The Food Is Trashy, But Dollar Stores Aren't Ruining Our Diets, Study Claims
Scientists at Tufts University and the USDA-Economic Research Service collaborated for the study, which tracked the food purchasing habits of nearly 200,000 American families. They found that a growing number of people are buying food from dollar stores, particularly people with lower incomes. At the same time, the overall diet quality wasn't significantly different between those who shop and don't shop at these outlets.
Dollar stores have become a ubiquitous presence across the U.S. over the past few decades. Research has shown how these stores have reshaped the local economy, particularly in small towns. For the new study, the researchers wanted to get a better sense of how they've changed our diets.
To that end, they analyzed yearly data from a nationally representative sample of Americans' household food purchases. They also used USDA data to rate the quality of people's store-bought food.
According to the study, dollar store foods made up 3.4% of a household's total calories in 2008, nearly doubling to 6.5% by 2020. People of color, people living in rural neighborhoods, and those with lower incomes were more likely to buy foods from dollar stores.
As other research shows, dollar store food purchases are less healthy than food bought elsewhere. These stores are less likely to carry fresh produce, for example, and more likely to have sweets, snacks, and other processed foods.

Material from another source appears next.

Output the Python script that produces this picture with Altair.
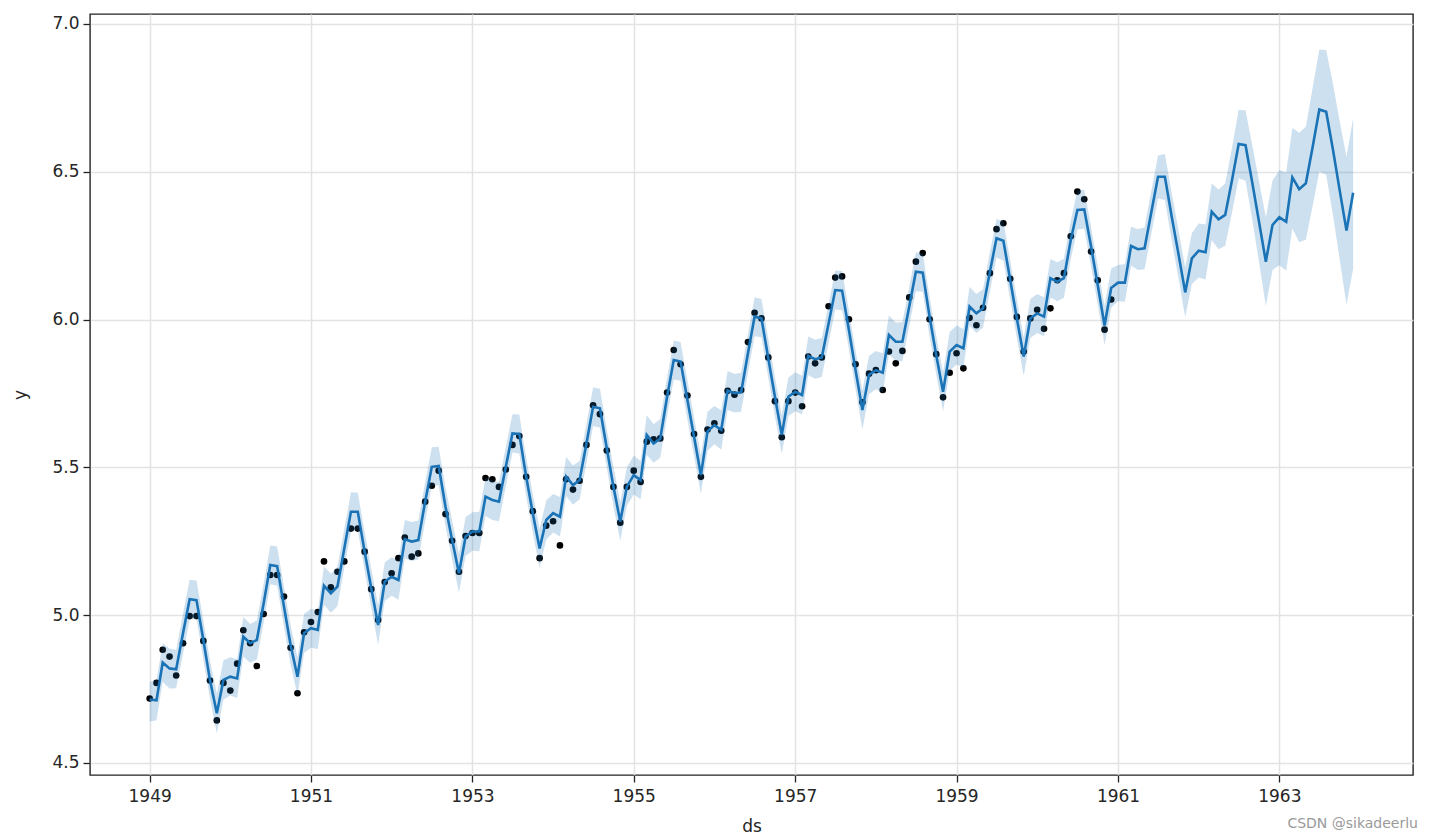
import altair as alt
import pandas as pd

# ---- data ----
observed_y = [
    4.718, 4.771, 4.883, 4.860, 4.796, 4.905, 4.997, 4.997, 4.913, 4.779, 4.644, 4.771,
    4.745, 4.836, 4.949, 4.905, 4.828, 5.004, 5.136, 5.136, 5.063, 4.890, 4.736, 4.942,
    4.977, 5.011, 5.182, 5.094, 5.147, 5.182, 5.293, 5.293, 5.215, 5.088, 4.984, 5.112,
    5.142, 5.193, 5.263, 5.198, 5.209, 5.384, 5.438, 5.489, 5.342, 5.252, 5.147, 5.268,
    5.278, 5.278, 5.464, 5.460, 5.434, 5.493, 5.576, 5.606, 5.468, 5.352, 5.193, 5.303,
    5.318, 5.236, 5.460, 5.425, 5.455, 5.576, 5.710, 5.680, 5.557, 5.434, 5.313, 5.434,
    5.489, 5.451, 5.587, 5.595, 5.598, 5.753, 5.897, 5.849, 5.743, 5.613, 5.468, 5.628,
    5.649, 5.624, 5.759, 5.746, 5.762, 5.924, 6.023, 6.004, 5.872, 5.724, 5.602, 5.724,
    5.753, 5.707, 5.875, 5.852, 5.872, 6.045, 6.142, 6.146, 6.001, 5.849, 5.720, 5.817,
    5.829, 5.762, 5.892, 5.852, 5.894, 6.075, 6.196, 6.225, 6.001, 5.883, 5.737, 5.820,
    5.886, 5.835, 6.006, 5.981, 6.040, 6.157, 6.306, 6.326, 6.138, 6.009, 5.892, 6.004,
    6.033, 5.969, 6.038, 6.133, 6.157, 6.282, 6.433, 6.407, 6.230, 6.133, 5.966, 6.068,
]

yhat = [
    4.715, 4.712, 4.840, 4.820, 4.817, 4.939, 5.054, 5.051, 4.916, 4.781, 4.668, 4.781,
    4.792, 4.786, 4.927, 4.905, 4.916, 5.040, 5.170, 5.166, 5.029, 4.899, 4.792, 4.939,
    4.956, 4.950, 5.100, 5.074, 5.097, 5.226, 5.350, 5.350, 5.215, 5.091, 4.967, 5.113,
    5.130, 5.119, 5.257, 5.249, 5.254, 5.384, 5.502, 5.505, 5.367, 5.254, 5.142, 5.266,
    5.283, 5.283, 5.401, 5.390, 5.384, 5.502, 5.615, 5.613, 5.469, 5.345, 5.226, 5.322,
    5.345, 5.333, 5.469, 5.440, 5.457, 5.581, 5.705, 5.700, 5.565, 5.435, 5.317, 5.435,
    5.474, 5.457, 5.610, 5.581, 5.598, 5.739, 5.863, 5.858, 5.728, 5.604, 5.474, 5.622,
    5.643, 5.627, 5.760, 5.751, 5.754, 5.886, 6.010, 6.004, 5.869, 5.739, 5.610, 5.739,
    5.756, 5.745, 5.877, 5.866, 5.872, 5.987, 6.100, 6.098, 5.965, 5.829, 5.694, 5.813,
    5.829, 5.820, 5.948, 5.925, 5.925, 6.044, 6.162, 6.159, 6.010, 5.880, 5.756, 5.892,
    5.914, 5.903, 6.044, 6.021, 6.038, 6.162, 6.275, 6.267, 6.134, 6.004, 5.875, 6.004,
    6.021, 6.010, 6.140, 6.128, 6.140, 6.269, 6.371, 6.373, 6.247, 6.117, 5.980, 6.107,
    6.125, 6.125, 6.249, 6.238, 6.241, 6.365, 6.483, 6.483, 6.348, 6.224, 6.092, 6.207,
    6.233, 6.228, 6.365, 6.339, 6.354, 6.472, 6.594, 6.590, 6.461, 6.331, 6.196, 6.320,
    6.346, 6.331, 6.481, 6.441, 6.461, 6.585, 6.711, 6.703, 6.574, 6.438, 6.301, 6.429,
]

yhat_lower = [
    4.640, 4.645, 4.775, 4.752, 4.753, 4.870, 4.985, 4.988, 4.850, 4.718, 4.600, 4.715,
    4.728, 4.720, 4.860, 4.838, 4.850, 4.975, 5.105, 5.100, 4.962, 4.832, 4.728, 4.872,
    4.890, 4.886, 5.035, 5.008, 5.030, 5.160, 5.284, 5.288, 5.150, 5.025, 4.900, 5.048,
    5.066, 5.052, 5.192, 5.183, 5.188, 5.318, 5.438, 5.440, 5.300, 5.188, 5.076, 5.200,
    5.218, 5.216, 5.336, 5.322, 5.318, 5.436, 5.550, 5.547, 5.403, 5.280, 5.160, 5.256,
    5.280, 5.266, 5.403, 5.374, 5.392, 5.515, 5.640, 5.634, 5.500, 5.368, 5.252, 5.370,
    5.408, 5.392, 5.543, 5.516, 5.533, 5.673, 5.797, 5.793, 5.662, 5.538, 5.410, 5.556,
    5.578, 5.560, 5.694, 5.686, 5.688, 5.820, 5.944, 5.940, 5.803, 5.673, 5.545, 5.674,
    5.690, 5.680, 5.812, 5.800, 5.806, 5.921, 6.034, 6.032, 5.900, 5.763, 5.628, 5.748,
    5.764, 5.753, 5.882, 5.860, 5.859, 5.978, 6.096, 6.094, 5.944, 5.815, 5.690, 5.826,
    5.848, 5.838, 5.978, 5.955, 5.973, 6.096, 6.210, 6.200, 6.068, 5.938, 5.810, 5.938,
    5.955, 5.944, 6.075, 6.062, 6.074, 6.204, 6.305, 6.307, 6.180, 6.052, 5.914, 6.040,
    6.062, 6.060, 6.182, 6.168, 6.170, 6.292, 6.410, 6.405, 6.268, 6.142, 6.008, 6.120,
    6.142, 6.136, 6.268, 6.238, 6.250, 6.362, 6.478, 6.470, 6.336, 6.195, 6.046, 6.168,
    6.184, 6.165, 6.308, 6.262, 6.270, 6.385, 6.500, 6.490, 6.352, 6.205, 6.050, 6.172,
]

yhat_upper = [
    4.775, 4.780, 4.905, 4.887, 4.882, 5.006, 5.120, 5.117, 4.982, 4.846, 4.735, 4.848,
    4.858, 4.852, 4.994, 4.970, 4.982, 5.106, 5.236, 5.232, 5.095, 4.965, 4.858, 5.005,
    5.022, 5.016, 5.166, 5.140, 5.164, 5.292, 5.416, 5.414, 5.282, 5.156, 5.034, 5.178,
    5.196, 5.186, 5.322, 5.315, 5.320, 5.450, 5.568, 5.570, 5.433, 5.320, 5.208, 5.332,
    5.348, 5.350, 5.466, 5.456, 5.450, 5.568, 5.680, 5.679, 5.535, 5.410, 5.292, 5.388,
    5.410, 5.400, 5.535, 5.506, 5.522, 5.647, 5.770, 5.766, 5.630, 5.502, 5.382, 5.500,
    5.540, 5.522, 5.676, 5.646, 5.664, 5.805, 5.929, 5.924, 5.794, 5.670, 5.540, 5.688,
    5.708, 5.693, 5.826, 5.816, 5.820, 5.952, 6.076, 6.070, 5.935, 5.805, 5.676, 5.804,
    5.822, 5.810, 5.943, 5.932, 5.938, 6.053, 6.166, 6.164, 6.030, 5.895, 5.760, 5.878,
    5.894, 5.886, 6.014, 5.990, 5.991, 6.110, 6.228, 6.224, 6.076, 5.946, 5.822, 5.958,
    5.980, 5.968, 6.110, 6.087, 6.103, 6.228, 6.340, 6.333, 6.200, 6.070, 5.940, 6.070,
    6.087, 6.076, 6.205, 6.194, 6.206, 6.334, 6.437, 6.439, 6.313, 6.182, 6.046, 6.173,
    6.185, 6.188, 6.315, 6.306, 6.312, 6.437, 6.555, 6.560, 6.428, 6.306, 6.176, 6.292,
    6.325, 6.322, 6.460, 6.440, 6.460, 6.582, 6.709, 6.708, 6.588, 6.468, 6.346, 6.470,
    6.506, 6.498, 6.648, 6.632, 6.652, 6.785, 6.914, 6.912, 6.796, 6.672, 6.550, 6.682,
]

n_obs = len(observed_y)
dates = pd.date_range("1949-01-01", periods=len(yhat), freq="MS")

fc = pd.DataFrame({
    "ds": dates.strftime("%Y-%m-%d"),
    "yhat": yhat,
    "yhat_lower": yhat_lower,
    "yhat_upper": yhat_upper,
})
obs = pd.DataFrame({"ds": dates[:n_obs].strftime("%Y-%m-%d"), "y": observed_y})

year_ticks = [alt.DateTime(year=yr, month=1, date=1) for yr in range(1949, 1964, 2)]
FONT = "DejaVu Sans"
TXT = "#262626"
BLUE = "#1a74b6"

x_scale = alt.Scale(domain=[alt.DateTime(year=1948, month=4, date=6),
                            alt.DateTime(year=1964, month=8, date=28)], nice=False)
y_scale = alt.Scale(domain=[4.4594, 7.0338], nice=False, zero=False)

x_axis = alt.Axis(values=year_ticks, format="%Y", title="ds", labelFont=FONT, titleFont=FONT,
                  labelFontSize=17, titleFontSize=17, titleFontWeight="normal",
                  labelColor=TXT, titleColor=TXT, tickColor="#222", tickSize=7, tickWidth=1.3,
                  domain=False, grid=True, gridColor="#e3e3e3", gridWidth=1.5,
                  labelPadding=6, titlePadding=14)
y_axis = alt.Axis(values=[4.5, 5.0, 5.5, 6.0, 6.5, 7.0], format=".1f", title="y",
                  labelFont=FONT, titleFont=FONT, labelFontSize=17, titleFontSize=17,
                  titleFontWeight="normal", labelColor=TXT, titleColor=TXT,
                  tickColor="#222", tickSize=7, tickWidth=1.3, domain=False, grid=True,
                  gridColor="#e3e3e3", gridWidth=1.5, labelPadding=4, titlePadding=22)

pts = alt.Chart(obs).mark_circle(color="black", size=44, opacity=1).encode(
    x=alt.X("ds:T", scale=x_scale, axis=x_axis),
    y=alt.Y("y:Q", scale=y_scale, axis=y_axis),
)
line = alt.Chart(fc).mark_line(color=BLUE, strokeWidth=2.6).encode(
    x=alt.X("ds:T", scale=x_scale),
    y=alt.Y("yhat:Q", scale=y_scale),
)
band = alt.Chart(fc).mark_area(color=BLUE, opacity=0.22).encode(
    x=alt.X("ds:T", scale=x_scale),
    y=alt.Y("yhat_lower:Q", scale=y_scale),
    y2="yhat_upper:Q",
)
mark_df = pd.DataFrame({"t": ["CSDN @sikadeerlu"]})
watermark = alt.Chart(mark_df).mark_text(
    align="right", baseline="middle", font=FONT, fontSize=14, color="#9a9a9a"
).encode(text="t:N", x=alt.value(1328), y=alt.value(810))

chart = alt.layer(pts, line, band, watermark).properties(
    width=1323, height=761,
    autosize=alt.AutoSizeParams(type="none"),
    padding={"left": 82, "top": 6, "right": 10, "bottom": 60},
).configure_view(stroke="#222", strokeWidth=1.4)

chart.save("out.html", embed_options={"renderer": "svg", "actions": False})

But strangely enough, the quality of people's diets didn't shift much regardless of whether they ate dollar store food.
People who reported never buying foods at dollar stores had a healthy eating score of 50.5, for instance, whereas people who most shopped at these stores had a score of 46.3 (the scale goes to 100). On average, even the most frequent dollar store customers still got more than 90% of their at-home calories from somewhere else.
The findings suggest that the impact of these stores on Americans' health is more complicated than assumed, the researchers say. People who shop at these stores seem to be changing their food-buying behavior in other ways. 'Although foods purchased in dollar stores are less healthy, households may compensate through healthier purchases elsewhere,' they wrote in their paper, published Monday in the Journal of the Academy of Nutrition and Dietetics.
The researchers note that some towns and neighborhoods have taken action to limit the growth of these stores. But given their findings, they argue that more study is needed to understand exactly how these businesses are shaping people's eating habits.
'We need more data on the real effects of dollar stores on healthy eating as some communities may be putting the policy cart before the horse,' said senior study researcher Sean Cash, an economist at Tufts' Friedman School of Nutrition Science and Policy, in a statement from the university.